In the New Testament, we again see very little about the how and the when of worship. Worship activities are not restricted to a certain group of people or a certain place. Christ did away with Mosaic requirements and restrictions -- they were temporary regulations, assigned until Christ came, as it says in Galatians 3. Now, all believers are priests and continually offer themselves as living sacrifices.

However, although we may worship God in different styles, we still have specific acts of worship. There are things that we do to worship God.

  1. offerings – Phil 4:8
  2. songs – Col. 3:16
  3. lifestyle – Rom. 12:1
  4. doing good – Heb. 13:15-16
  5. evangelism – Rom. 1:9
  6. Prayer, including praises, requests and even complaints
  7. Study of Scripture
  8. Communion and baptism, actions of worship
  9. Faith in times of trial, shows that God is trustworthy
  10. Participation. We are all priests and participate in worship at church, from greeting people at the door, helping set up, singing songs, listening to the sermon, praying with others.

3. Sincerity

Worship must be sincere, not a pretense of actions. God wants all of us – heart, mind and soul.

Matthew 6, verse 24. "No one can serve two masters. Either he will hate the one and love the other, or he will be devoted to the one and despise the other. You cannot serve both God and Mammon."

how does a person serve Mammon? Do we bow down before it and take care of its needs? Is money a weak and needy god that needs the help of strong and powerful us?

No — it's exactly the opposite. We serve money when we think it will take care of our needs. We serve money when we think it has the power to help us with our weaknesses. We serve money when we think it has power. We serve money when we are devoted to it, when we spend our time trying to acquire its power. We are praising it by our actions, by the amount of time we devote to it. We look to it as the real help that we need.

So when it comes to worship, the word serve has the opposite sense than it usually does. We serve money if we look to it to take care of our needs.

In the same way, we do not serve God because he needs our help. We do not serve him because we have the power to help him. Rather, we serve God by looking to him for the help that we need. We serve him and praise him when we see him as the power to help us in our real needs, when we spend time looking to him.

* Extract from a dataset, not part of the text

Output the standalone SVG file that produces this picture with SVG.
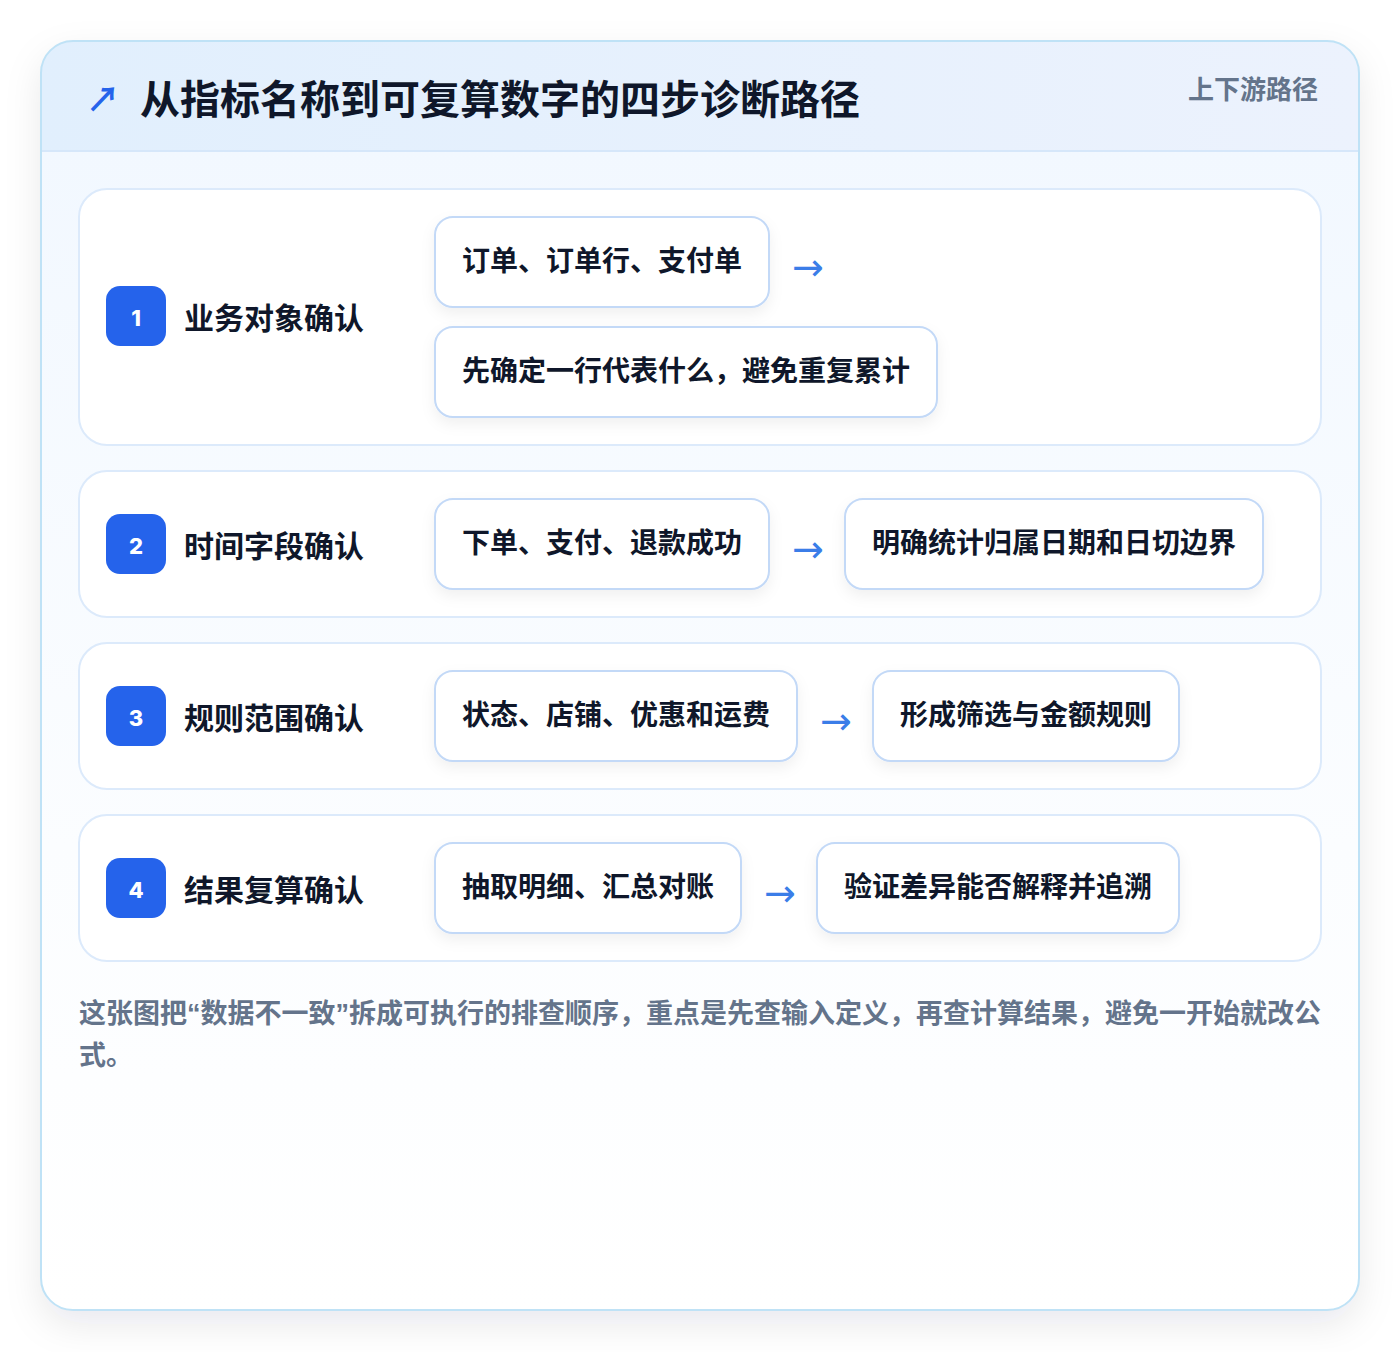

That shows he has value, that he is valuable to us, that we treasure him.

Our desires are a measure of our worship. Do we desire God more than anything? Do we desire to do his will? Do we desire to spend time with him? This is how we serve and worship a God who does not need our help, does not need our service, does not need anything.

We serve him by admitting that he does not need anything, that we are the ones who have needs, and he is the one who can take care of them in a way that nothing else can. We look to him, not to money, for power and help. We are devoted to him, committed to him.

He is the treasure that we seek, our all in all. He fills our thirst, our hunger, our emotional needs, and when we look to him for these things, it gives him glory. When we are satisfied in him, we are giving him glory.